The wider point, which the solemn ones will miss, is that Clarkson represents something increasingly rare: the right to be wrong in public. Not wrong in the sense of being mistaken about facts—though he has been that too, gloriously—but wrong in the sense of holding opinions that offend the prevailing consensus. In an age when deviation from the script can end careers, here was a man who treated the script as something to be used for kindling. That he did so while becoming enormously successful only compounded the offence. The chattering classes could forgive poverty; they could not forgive popularity achieved without their permission.

Cancer, of course, doesn’t care about any of this. It is the great equaliser, the ultimate reminder that biology has not read the Guardian. Even the mighty Clarkson, conqueror of caravans and critic of cycle lanes, must now contend with the frailty of meat. One hopes—fervently, if not solemnly—that he beats the bastard thing. Not because he is a saint (he isn’t) or because his views are correct on every point (they aren’t), but because a world without him would be marginally more boring, marginally more frightened of its own shadow.
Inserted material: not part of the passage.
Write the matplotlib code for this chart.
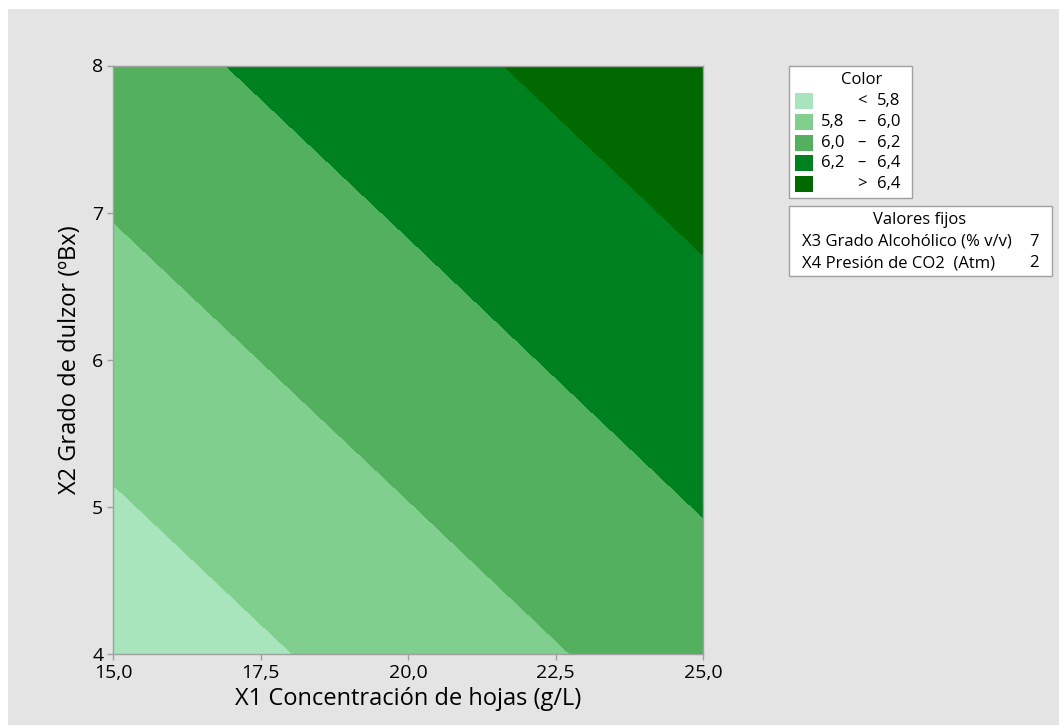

In the meantime, one raises a glass—something full-blooded and inappropriate—to the man himself. May his prostate prove as stubborn as its owner. May his recovery be swift, his complaints loud, and his subsequent television output even more politically catastrophic than before. The forces of dullness have enough on their side already. They don’t need to claim this scalp too. Godspeed, you magnificent, impossible sod.